Focussing in on the metagenomic analysis then, Dylan explained that the microbiomes from rural Bushbuckridge had a significantly higher alpha-diversity than their counterparts in Soweto. Dylan outlined that this was to be expected, as prior studies had shown a decrease in alpha-diversity with and increase in industrialisation. In addition, the sequencing identified a number of genera that were significantly enriched in one community over the other, some of which were also concordant with previous work showing an increase or decrease in prevalence with industrialisation.
So, Dylan explained, the next step was to contextualise these findings with communities at more extreme ends of the lifestyle spectrum. In order to do this, they took publicly available data from communities in the US and Sweden as well as some from a rural community in Madagascar and hunter-gatherer groups from Tanzania.
Comparing these datasets compositionally revealed that the South African metagenomes were placed between those of the more industrial and rural communities, but didn’t cluster along a simple continuum, instead occupying their own unique position in multi-dimensional space. However, a straightforward classification of taxa may not be the complete picture, and so Dylan moved on to explain how they sought to obtain a measure of how much unclassified diversity might be present in the South African cohorts when compared to the other datasets.
Quantifying the proportion of reads classified found that the more rural the community, the lower the percentage of reads that classify to the existing reference databases. This, Dylan indicated, implies that the taxa in these communities are not available and represented in the databases, which posed the question of what was not present. To determine this, the team sought to perform de novo genome assembly. For the highest chance of generating complete genomes, they needed high-quality DNA to generate long reads for metagenomic assembly.

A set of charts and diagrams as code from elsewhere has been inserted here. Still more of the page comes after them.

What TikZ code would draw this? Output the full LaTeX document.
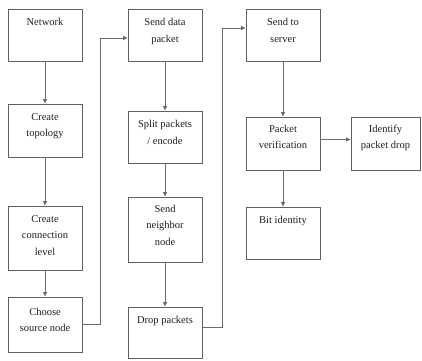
\documentclass[tikz,border=0pt]{standalone}
\usepackage{fontspec}
\setmainfont{Liberation Serif}
\usetikzlibrary{arrows.meta}
\tikzset{
  box/.style={draw=black!62, line width=0.9pt, inner sep=0pt, minimum width=74pt},
  lbl/.style={font=\fontsize{10.5}{16.6}\selectfont, align=center, inner sep=0pt, anchor=north, text=black!88},
  arr/.style={draw=black!58, line width=0.9pt, -{Triangle[length=4.5pt,width=4pt]}},
}
\begin{document}
\begin{tikzpicture}
\useasboundingbox (0,0) rectangle (422pt,-360pt);
% column 1
\node[box, minimum height=52pt] (net) at (45pt,-35pt) {};
\node[lbl] (nett) at ([yshift=-9.5pt]net.north) {Network};
\node[box, minimum height=53pt] (topo) at (45pt,-130.5pt) {};
\node[lbl] (topot) at ([yshift=-9.5pt]topo.north) {Create\\topology};
\node[box, minimum height=64pt] (conn) at (45pt,-238pt) {};
\node[lbl] (connt) at ([yshift=-9.5pt]conn.north) {Create\\connection\\level};
\node[box, minimum height=55pt] (src) at (45pt,-324.5pt) {};
\node[lbl] (srct) at ([yshift=-11pt]src.north) {Choose\\source node};
% column 2
\node[box, minimum height=52pt] (sdp) at (165pt,-35pt) {};
\node[lbl] (sdpt) at ([yshift=-9.5pt]sdp.north) {Send data\\packet};
\node[box, minimum height=52pt] (split) at (165pt,-137pt) {};
\node[lbl] (splitt) at ([yshift=-9.5pt]split.north) {Split packets\\/ encode};
\node[box, minimum height=65pt] (neigh) at (165pt,-229.5pt) {};
\node[lbl] (neight) at ([yshift=-8pt]neigh.north) {Send\\neighbor\\node};
\node[box, minimum height=51pt] (drop) at (165pt,-332.5pt) {};
\node[lbl] (dropt) at ([yshift=-9pt]drop.north) {Drop packets};
% column 3
\node[box, minimum height=52pt] (server) at (283pt,-35pt) {};
\node[lbl] (servert) at ([yshift=-9.5pt]server.north) {Send to\\server};
\node[box, minimum height=53pt] (verif) at (283pt,-143.5pt) {};
\node[lbl] (verift) at ([yshift=-8pt]verif.north) {Packet\\verification};
\node[box, minimum height=53pt, minimum width=69pt] (ident) at (385.5pt,-143.5pt) {};
\node[lbl] (identt) at ([yshift=-8pt]ident.north) {Identify\\packet drop};
\node[box, minimum height=52pt] (bit) at (283pt,-233pt) {};
\node[lbl] (bitt) at ([yshift=-9pt]bit.north) {Bit identity};
% connectors
\draw[arr] (net) -- (topo);
\draw[arr] (topo) -- (conn);
\draw[arr] (conn) -- (src);
\draw[arr] (src.east) -- ++(18pt,0) |- ([yshift=-3pt]sdp.west);
\draw[arr] (sdp) -- (split);
\draw[arr] (split) -- (neigh);
\draw[arr] (neigh) -- (drop);
\draw[arr] ([yshift=5.5pt]drop.east) -- ++(20pt,0) |- ([yshift=7pt]server.west);
\draw[arr] (server) -- (verif);
\draw[arr] ([yshift=4pt]verif.east) -- ([yshift=4pt]ident.west);
\draw[arr] (verif) -- (bit);
\end{tikzpicture}
\end{document}
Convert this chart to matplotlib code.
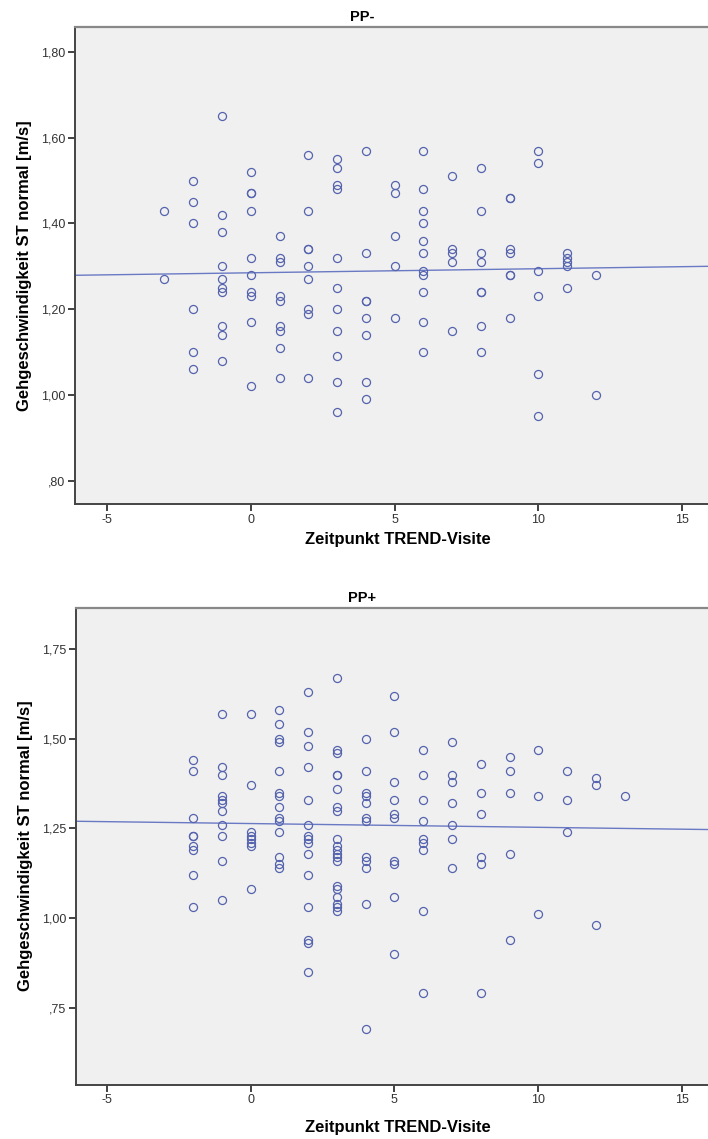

Previous work by Eli Moss in the team had established a process for this, beginning with a high-molecular weight DNA extraction before sequencing with nanopore, basecalling with Guppy and assembling with Flye before final polishing and circularisation steps. By applying this process to the South African samples, the team were able to circularise many genomes, including the first circular genomes for many taxa with very few or no public references.
In particular, the team was very excited to generate a complete genome of Treponema, a hallmark organism for non-industrialised communities, as it is extremely difficult to isolate and culture, meaning this genome assembly represents the first of its kind. In addition, many genomes could be assembled that either had highly repetitive genome structure or very low GC content, which were hugely underrepresented in matched short-read sequencing data. In fact, when comparing short reads to nanopore reads on these metagenomic samples, Dylan showed that nanopore data contained a much higher proportion of reads with low GC content, representing a fraction of data that would be completely missed if the study had been performed with short reads only.
Having these complete assemblies, Dylan described, gives unprecedented insight into genome structure and function as part of these communities. In particular, nanopore sequencing also placed mobile genetic elements correctly into genomic context, identifying and locating many more phages, recombinases, transposases, and antibiotic resistance genes than the short-read counterpart assemblies – highlighting the increased importance of long-read sequencing to move beyond classification to function.